We worship a God of unprecedented times: a God who rebuilds, who gathers the scattered, who knows us better than we know ourselves or our situation. There are times in our lives, moments in history when things get unimaginable hard, and we don’t know what to do. And still, “divine beauty shimmers and shimmies through the universe.” Out of great struggles also come stories and images of remarkable resiliency and hope.
Haunting and much loved African American spirituals soaring on the voices of slaves. Stunning quilts made from feed sacks emerging from the Great Depression. A cracked coffee cup filled with wildflowers rests on the windowsill of a single mom struggling to make this month’s rent.
Please don’t misunderstand, slavery, concentration camps, poverty, and oppression of any kind are not to in any way good because beauty arises in their midst.
The goodness is the beauty of the human spirit rising even in deep suffering to meet the beauty of the Beloved. In those moments of remembering and connecting, the pain is made bearable by the presence of the Divine.
The Psalm for today calls us to find the Beloved in the beauty of the world around us – to fall in love with the world that God loves.
Imagine that this Psalmist, like us, is living in unprecedented times. He looks around, there is nothing but violence and despair. Like us, the question becomes how to quiet the fear, calm the anxiety, and shut off that hamster wheel in our heads filled with all the things that might happen.
And so the Psalmist wanders away from the “news” and into the deep and abiding beauty of creation.
To wander means to move without a clear direction; to be beguiled by the beauty of our surroundings. It is in that beauty that the Psalmist connects to the always present Divine Creator.
We don’t know if the Psalmist walked in a garden, or if a prison cell was his home. Was the Psalmist listening to a beautiful piece of music played on a harp, or did he allow his mind to remember a scene from happier times?
We do know that in that intentional wandering, praise for the Beloved flows like living water for the soul. We feel the intimate connection to the Beloved who knows and calls each star by name, abounds in wisdom and power, and yet stoops to bind up the wounds of the oppressed.
James Taylor sings the song this way: How can you see all this and doubt the power of God? If God can make the rain fall, the grass grow, the rivers run, and the sun shine, if God can balance the needs of nature so that both lion and lamb can live, then surely God can also affect human affairs. (Everyday Psalms)

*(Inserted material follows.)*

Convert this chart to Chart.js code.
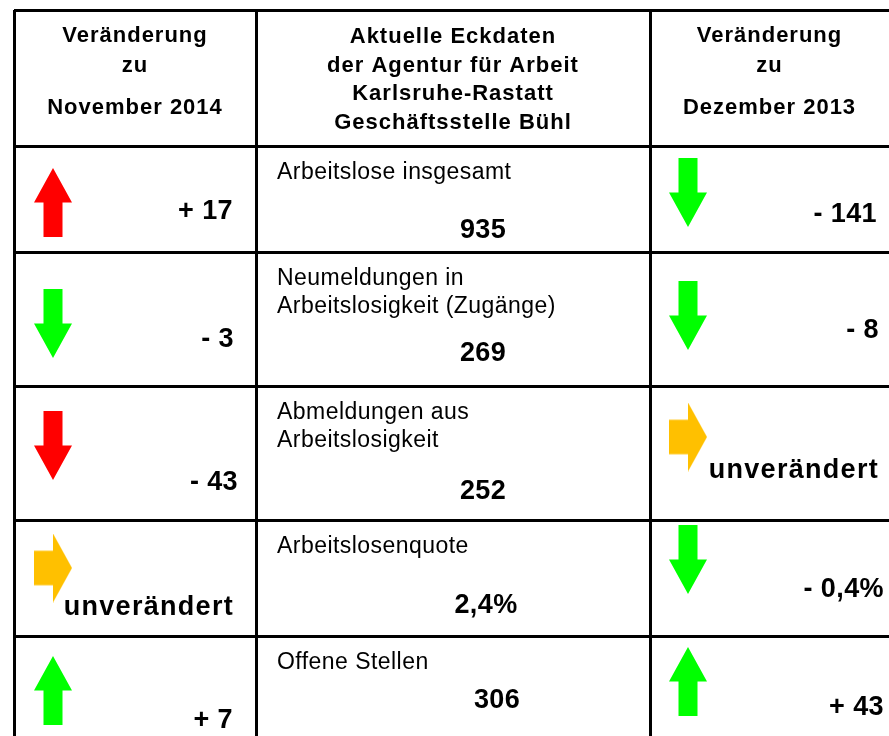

Intentional wandering at its best.
The opposites of wandering are to remain motionless; to be still and unmoving. That is not who Jesus us to do. Jesus calls us to be the motion in the world.
In our own unprecedented time, I call each of us to intentional wandering – that wandering that leads us intentionally to fall into the divine beauty that shimmers and shimmies throughout all of creation, including ourselves.
Whether you walk at Nathaniel Greene or gaze out your window or listen to a piece of music that transports you to a memory of beauty or look through photos - be an intentional wanderer into the deep-rooted beauty of God’s presence through the rich beauty of the world God loves.